Despite my ignorance, it is not difficult to suppose that a film like «The Ship of Death» emerged in difficult times, a year after West Germany finally recognized the existence of East Germany, until the country was unified in 1990. While the Eastern products were almost absent, West German films sporadically showed up in our screens in the 1950-60s. They were bland, although not as puritanical as what arrived from Mexico, the US or Argentina. Films like «The Third Sex» were controversial; the trilogy of "Liane, the White Slave" excited us with its sexy stars, while Senta Berger in «Ramona» proposed a free structure of the musical.

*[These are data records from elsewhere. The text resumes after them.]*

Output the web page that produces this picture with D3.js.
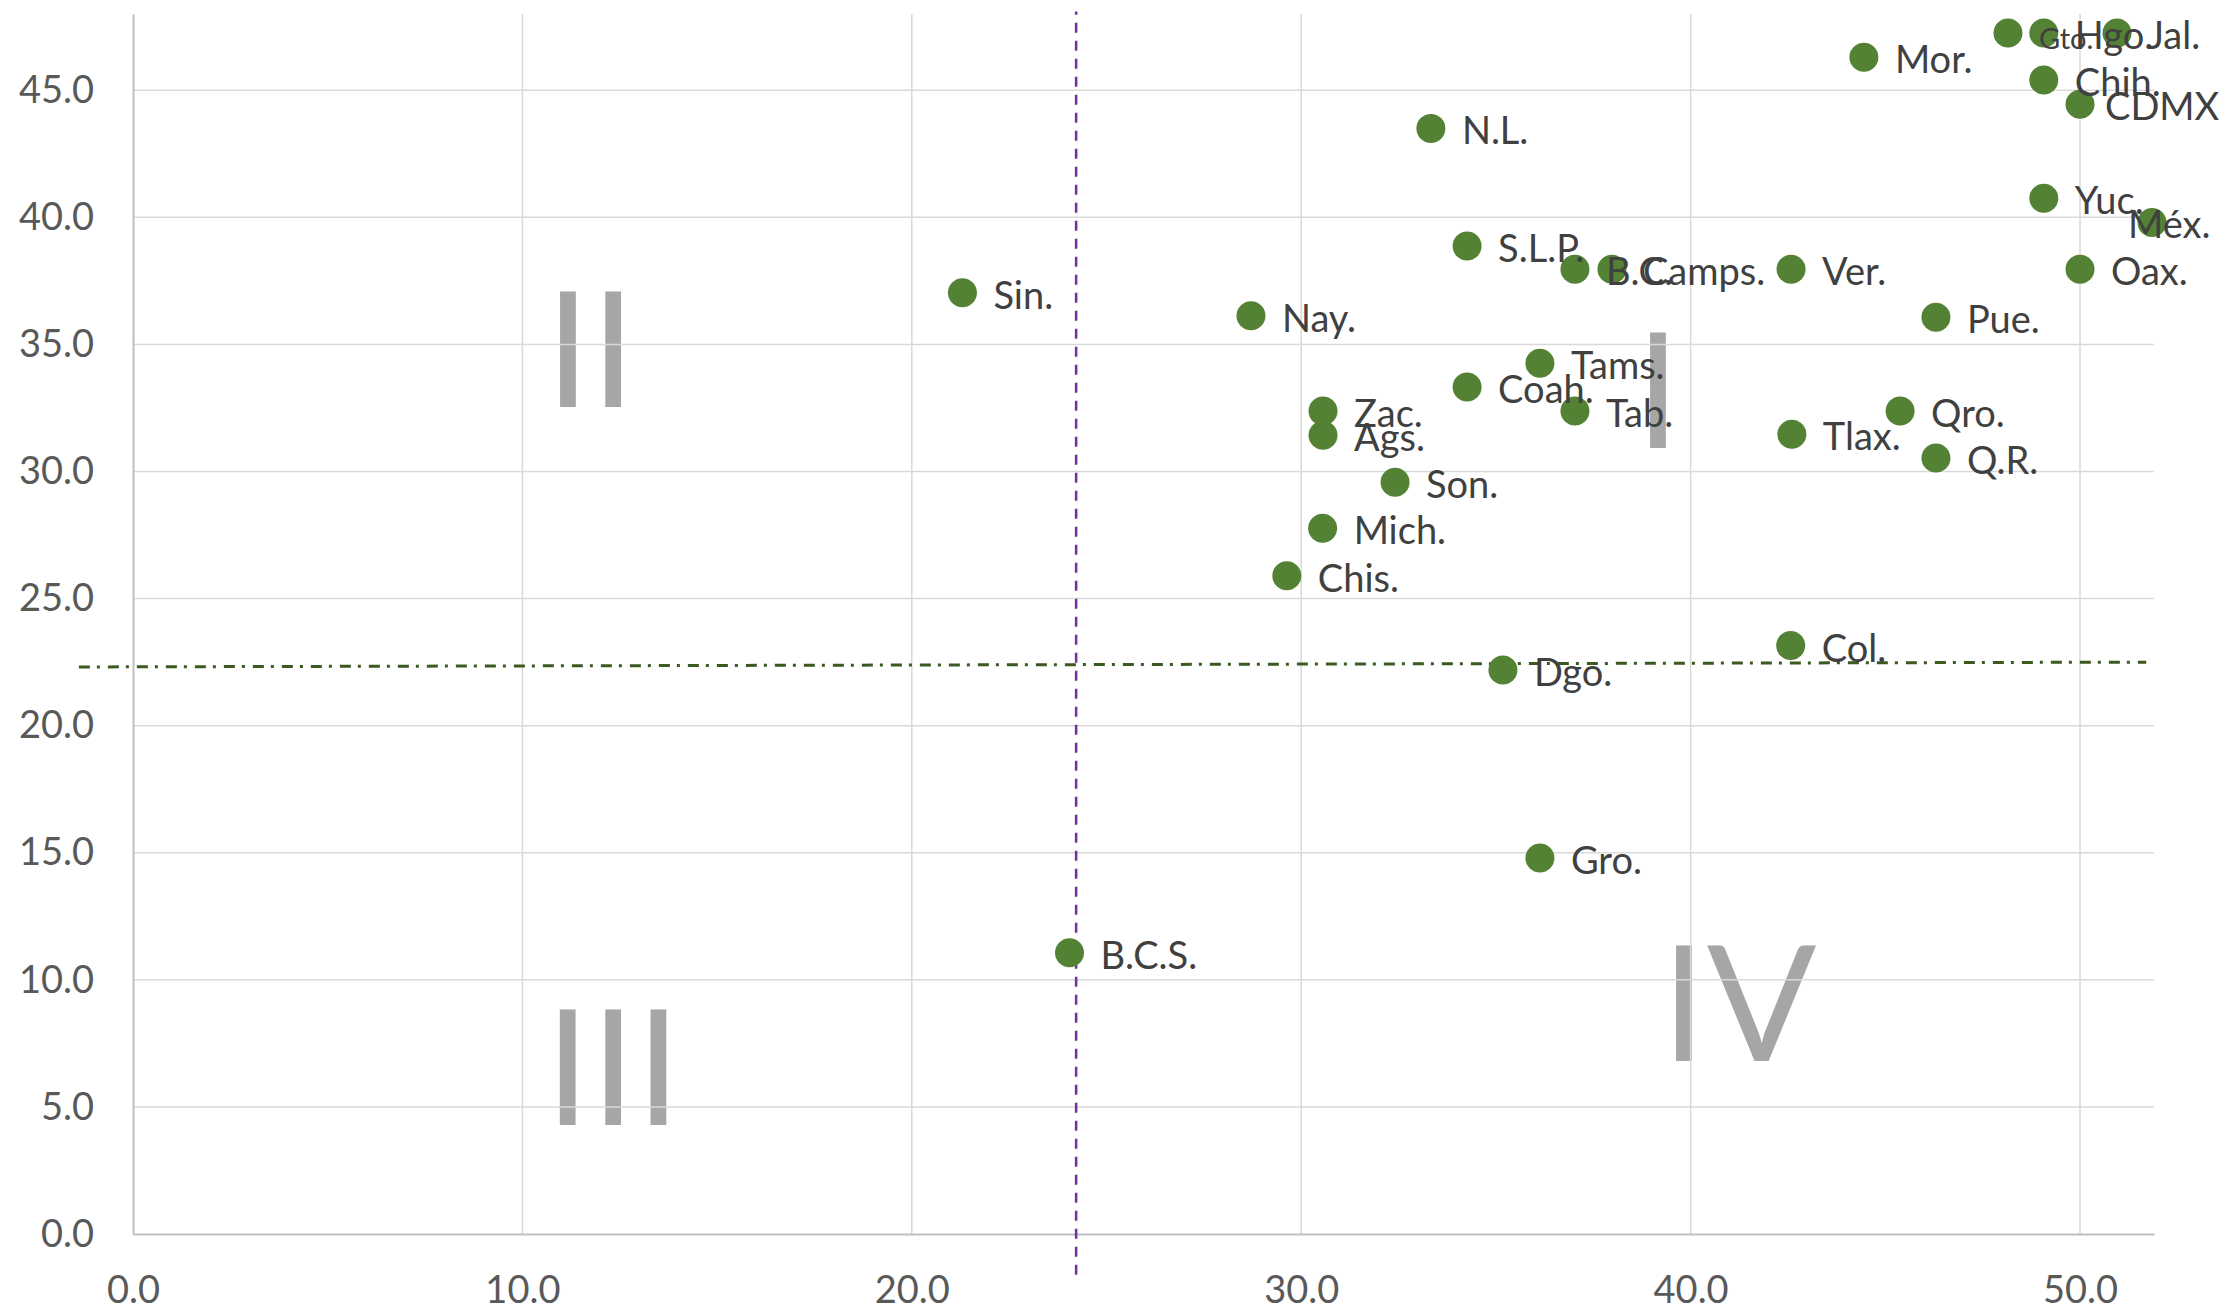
<!DOCTYPE html>
<html>
<head>
<meta charset="utf-8">
<script src="https://cdn.jsdelivr.net/npm/d3@7"></script>
<style>
	body { margin: 0; background: #fff; }
	svg { display: block; font-family: Lato, 'Open Sans', sans-serif; }
</style>
</head>
<body>
<svg id="chart" width="2239" height="1310"></svg>
<script>
// estados y sus coordenadas (eje x, eje y)
const states	= ['Gto.', 'Hgo.', 'Jal.', 'Mor.', 'Chih.', 'CDMX', 'N.L.', 'Yuc.', 'Méx.', 'S.L.P.', 'B.C.', 'Camps.', 'Ver.', 'Oax.', 'Sin.', 'Nay.', 'Pue.', 'Tams.', 'Coah.', 'Zac.', 'Tab.', 'Qro.', 'Ags.', 'Tlax.', 'Q.R.', 'Son.', 'Mich.', 'Chis.', 'Col.', 'Dgo.', 'Gro.', 'B.C.S.'];
const xValues	= [48.15, 49.07, 50.95, 44.45, 49.07, 50.0, 33.33, 49.07, 51.85, 34.26, 37.03, 37.98, 42.58, 50.0, 21.3, 28.71, 46.3, 36.13, 34.26, 30.56, 37.03, 45.38, 30.56, 42.6, 46.3, 32.41, 30.55, 29.63, 42.57, 35.18, 36.13, 24.05];
const yValues	= [47.25, 47.25, 47.25, 46.3, 45.4, 44.45, 43.5, 40.75, 39.8, 38.87, 37.96, 37.96, 37.96, 37.96, 37.03, 36.13, 36.07, 34.26, 33.32, 32.38, 32.38, 32.38, 31.43, 31.47, 30.53, 29.58, 27.77, 25.9, 23.15, 22.19, 14.79, 11.07];

const xTicks	= [0, 10, 20, 30, 40, 50];
const yTicks	= [0, 5, 10, 15, 20, 25, 30, 35, 40, 45];

// lineas de referencia
const vLineX	= [24.22, 24.22];
const vLineY	= [-1.6, 48.1];
const hLineX	= [-1.39, 51.7];
const hLineY	= [22.31, 22.5];

// cuadrantes
const quadNames	= ['I', 'II', 'III', 'IV'];
const quadX		= [39.16, 11.75, 12.33, 41.24];
const quadY		= [30.92, 32.53, 4.29, 6.8];

const labelTweak = { 'Gto.': { size: 29 }, 'Méx.': { dx: -24 }, 'CDMX': { dx: 25 } };

let svg		= d3.select('#chart');
let x		= d3.scaleLinear().domain([0, 51.9]).range([133, 2154]);
let y		= d3.scaleLinear().domain([0, 48]).range([1234, 14]);

// numerales de cuadrante (detras de la rejilla)
svg.append('g').selectAll('text').data(quadNames).join('text')
	.attr('x', (d, i) => x(quadX[i])).attr('y', (d, i) => y(quadY[i]))
	.attr('text-anchor', 'middle').style('font-size', '162px').style('fill', '#a6a6a6')
	.text(d => d);

// rejilla
svg.append('g').selectAll('line').data(xTicks.filter(d => d > 0)).join('line')
	.attr('x1', d => x(d)).attr('x2', d => x(d)).attr('y1', y(48)).attr('y2', y(0))
	.style('stroke', '#d9d9d9').style('stroke-width', 1.5);
svg.append('g').selectAll('line').data(yTicks.filter(d => d > 0)).join('line')
	.attr('x1', x(0)).attr('x2', x(51.9)).attr('y1', d => y(d)).attr('y2', d => y(d))
	.style('stroke', '#d9d9d9').style('stroke-width', 1.5);

// ejes
let xAxis	= svg.append('g').attr('transform', 'translate(0,' + y(0) + ')')
	.call(d3.axisBottom(x).tickValues(xTicks).tickFormat(d3.format('.1f')).tickSize(0).tickPadding(42));
let yAxis	= svg.append('g').attr('transform', 'translate(' + x(0) + ',0)')
	.call(d3.axisLeft(y).tickValues(yTicks).tickFormat(d3.format('.1f')).tickSize(0).tickPadding(39));

[xAxis, yAxis].forEach(a => {
	a.select('.domain').style('stroke', '#bfbfbf').style('stroke-width', 2);
	a.selectAll('text').style('font-family', 'Lato, sans-serif').style('font-size', '38px').style('fill', '#595959');
});

// linea vertical morada y horizontal verde
svg.append('line')
	.attr('x1', x(vLineX[0])).attr('x2', x(vLineX[1])).attr('y1', y(vLineY[0])).attr('y2', y(vLineY[1]))
	.style('stroke', '#7030a0').style('stroke-width', 2.5).style('stroke-dasharray', '10 8');
svg.append('line')
	.attr('x1', x(hLineX[0])).attr('x2', x(hLineX[1])).attr('y1', y(hLineY[0])).attr('y2', y(hLineY[1]))
	.style('stroke', '#3a5a22').style('stroke-width', 3).style('stroke-dasharray', '11 7 3 8');

// puntos
svg.append('g').selectAll('circle').data(states).join('circle')
	.attr('cx', (d, i) => x(xValues[i])).attr('cy', (d, i) => y(yValues[i])).attr('r', 14.5)
	.style('fill', '#548235');

// etiquetas
svg.append('g').selectAll('text').data(states).join('text')
	.attr('x', (d, i) => x(xValues[i]) + ((labelTweak[d] || {}).dx ?? 31))
	.attr('y', (d, i) => y(yValues[i]) + 16)
	.style('font-size', d => ((labelTweak[d] || {}).size || 38) + 'px')
	.style('fill', '#404040')
	.text(d => d);
</script>
</body>
</html>
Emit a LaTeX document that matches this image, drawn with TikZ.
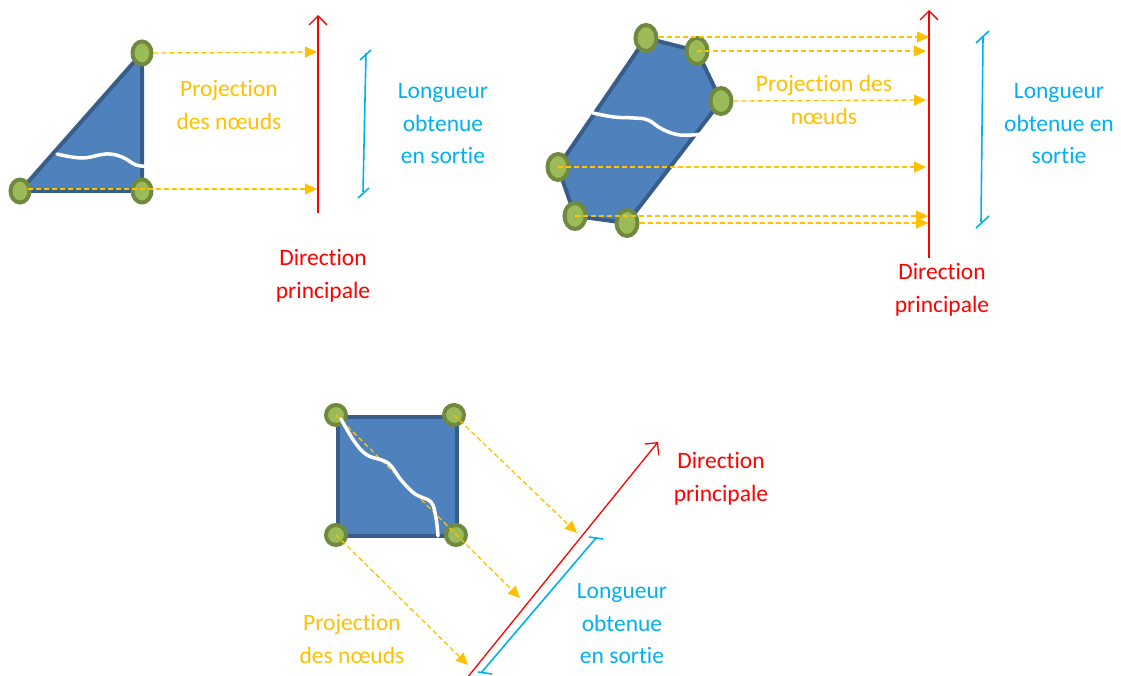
\documentclass[tikz,border=0pt]{standalone}
\usepackage{fontspec}
\setmainfont{Carlito}[Ligatures={NoCommon,NoRare}]
\usetikzlibrary{arrows.meta,shapes.geometric}
\definecolor{orng}{HTML}{FFC000}
\definecolor{cyanb}{HTML}{00B0F0}
\definecolor{redd}{HTML}{FF0000}
\definecolor{pfill}{HTML}{4F81BD}
\definecolor{pborder}{HTML}{385D8A}
\definecolor{vfill}{HTML}{9BBB59}
\definecolor{vborder}{HTML}{71893F}
\begin{document}
\begin{tikzpicture}[x=1pt,y=-1pt,
  vtx/.style={ellipse, draw=vborder, fill=vfill, line width=4pt, minimum width=19pt, minimum height=23pt, inner sep=0pt},
  vtxb/.style={vtx, minimum width=21pt, minimum height=26pt},
  vtxc/.style={vtx, minimum width=20pt, minimum height=20pt},
  poly/.style={fill=pfill, draw=pborder, line width=4pt, line join=round},
  wave/.style={white, line width=3.5pt, line cap=round},
  proj/.style={orng, line width=1.3pt, dash pattern=on 5pt off 3pt, -{Triangle[length=12pt,width=11pt]}},
  dirline/.style={redd, line width=1.3pt, -{Straight Barb[length=9pt,width=18pt]}},
  lenbar/.style={cyanb, line width=1.6pt},
  lbl/.style={font=\fontsize{23.5}{32.5}\selectfont, align=center, inner sep=0pt}]
\useasboundingbox (0,0) rectangle (1121,676);

% ---------- top left ----------
\coordinate (ta) at (142,53);
\coordinate (tb) at (20,191);
\coordinate (tc) at (142,191);
\filldraw[poly] (ta) -- (tb) -- (tc) -- cycle;
\draw[wave] plot[smooth, tension=0.7] coordinates {(57,154) (82,158) (106,154) (122,157) (136,165) (147,166)};
\node[vtx] (t1) at (ta) {};
\node[vtx] (t2) at (tb) {};
\node[vtx] (t3) at (tc) {};
\coordinate (d1s) at (318,213);
\coordinate (d1e) at (318,15);
\draw[dirline] (d1s) -- (d1e);
\coordinate (p11) at (317,52);
\coordinate (p12) at (317,189);
\draw[proj] (t1.east) -- (p11);
\draw[proj] (t2.center) ++(8,-2) coordinate (t2s) (t2s) -- (p12);
\coordinate (l1a) at (366,53);
\coordinate (l1b) at (363,192);
\draw[lenbar] (l1a) -- (l1b);
\draw[lenbar] (360,60) coordinate (l1t1) -- (371,50) coordinate (l1t2);
\draw[lenbar] (358,198) coordinate (l1t3) -- (369,188) coordinate (l1t4);
\node[lbl, text=orng] (pt1) at (229,105) {Projection\\des nœuds};
\node[lbl, text=cyanb] (lt1) at (443,124) {Longueur\\obtenue\\en sortie};
\node[lbl, text=redd] (dt1) at (323,276) {Direction\\principale};

% ---------- top right ----------
\coordinate (ra) at (646,38);
\coordinate (rb) at (697,51);
\coordinate (rc) at (721,101);
\coordinate (rd) at (558,167);
\coordinate (re) at (575,216);
\coordinate (rf) at (627,223);
\filldraw[poly] (ra) -- (rb) -- (rc) -- (rf) -- (re) -- (rd) -- cycle;
\draw[wave] plot[smooth, tension=0.7] coordinates {(593,113) (614,117) (634,118) (648,120) (662,129) (680,135) (702,134)};
\node[vtxb] (r1) at (ra) {};
\node[vtxb] (r2) at (rb) {};
\node[vtxb] (r3) at (rc) {};
\node[vtxb] (r4) at (rd) {};
\node[vtxb] (r5) at (re) {};
\node[vtxb] (r6) at (rf) {};
\coordinate (d2s) at (929,258);
\coordinate (d2e) at (929,10);
\draw[dirline] (d2s) -- (d2e);
\coordinate (p21) at (929,37);
\coordinate (p22) at (926,51);
\coordinate (p23) at (926,100);
\coordinate (p24) at (926,167);
\coordinate (p25) at (928,216);
\coordinate (p26) at (928,223);
\draw[proj] (r1.east) ++(0,-1) coordinate (r1s) (r1s) -- (p21);
\draw[proj] (r2.center) -- (p22);
\draw[proj] (r3.east) -- (p23);
\draw[proj] (r4.center) -- (p24);
\draw[proj] (r5.center) -- (p25);
\draw[proj] (r6.east) -- (p26);
\coordinate (l2a) at (983,37);
\coordinate (l2b) at (981,222);
\draw[lenbar] (l2a) -- (l2b);
\draw[lenbar] (976,43) coordinate (l2t1) -- (989,31) coordinate (l2t2);
\draw[lenbar] (976,228) coordinate (l2t3) -- (989,216) coordinate (l2t4);
\node[lbl, text=orng] (pt2) at (824,100) {Projection des\\nœuds};
\node[lbl, text=cyanb] (lt2) at (1059,124) {Longueur\\obtenue en\\sortie};
\node[lbl, text=redd] (dt2) at (942,290) {Direction\\principale};

% ---------- bottom ----------
\coordinate (sa) at (336,415);
\coordinate (sb) at (454,415);
\coordinate (sc) at (336,535);
\coordinate (sd) at (456,535);
\filldraw[poly] (338,417) rectangle (457,536);
\node[vtxc] (s1) at (sa) {};
\node[vtxc] (s2) at (sb) {};
\node[vtxc] (s3) at (sc) {};
\node[vtxc] (s4) at (sd) {};
\coordinate (d3s) at (467,678);
\coordinate (d3e) at (658,442);
\draw[dirline] (d3s) -- (d3e);
\coordinate (p31) at (577,533);
\coordinate (p32) at (520,598);
\coordinate (p33) at (468,665);
\draw[proj] (s2.center) -- (p31);
\draw[proj] (s1.center) -- (p32);
\draw[proj] (s3.center) -- (p33);
\draw[wave] plot[smooth, tension=0.6] coordinates {(341,419) (354,441) (367,455) (388,463) (401,480) (415,494) (431,502) (436,518) (438,536)};
\coordinate (l3a) at (481,673);
\coordinate (l3b) at (596,538);
\draw[lenbar] (l3a) -- (l3b);
\draw[lenbar] (589,537) coordinate (l3t1) -- (603,539) coordinate (l3t2);
\draw[lenbar] (478,672) coordinate (l3t3) -- (492,674) coordinate (l3t4);
\node[lbl, text=orng] (pt3) at (352,639) {Projection\\des nœuds};
\node[lbl, text=cyanb] (lt3) at (622,624) {Longueur\\obtenue\\en sortie};
\node[lbl, text=redd] (dt3) at (721,479) {Direction\\principale};
\end{tikzpicture}
\end{document}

Also from 1959 was the war drama «The Bridge» by Bernhard Wicki, which had a better reception than «The Ship of Death.» Both films were released when filmmakers such as Edgar Reitz and Alexander Kluge were already around, as forerunners of the "new German cinema" that produced highly significant works, signed by Fassbinder, Wenders, Herzog, Schlondorff, and others.

Fortunately, the W. A. Murnau Foundation rescued and restored «The Ship of Death» (co-produced with Mexico), the most outstanding work in the filmography of director Georg Tressler, based on the novel by B. Traven, a German who lived in Mexico, author of «The Treasure of the Sierra Madre» and «Macario», whose real identity, to this day, is unknown. The film starred the Berliner Horst Buchholz, as Phillip Gale alias Pippip, a young American sailor who, left without money or papers, ends up working on a decrepit ship used for smuggling.

According to literary critics, the novel by the enigmatic Traven is an accurate critique of capitalism. In the film, something similar is expressed through situations that reveal corruption, greed, and labor exploitation, on the one hand; and the bureaucracy and inefficiency of state organs and diplomatic missions, on the other. The plot is further balanced by the description of the friendship and solidarity between Pippip and the Polish sailor Lawski (Mario Adorf) and a short romantic interlude between Pippip and a French girl (Elke Sommer).

The drama reaches the expected outcome, with an ending too pessimistic for 1959. The films I remember from those years tended to sweeten the stories to generally give us happy endings. «The Ship of Death» does not and, although its conclusion could be considered an "open ending", the tragedy is eloquent.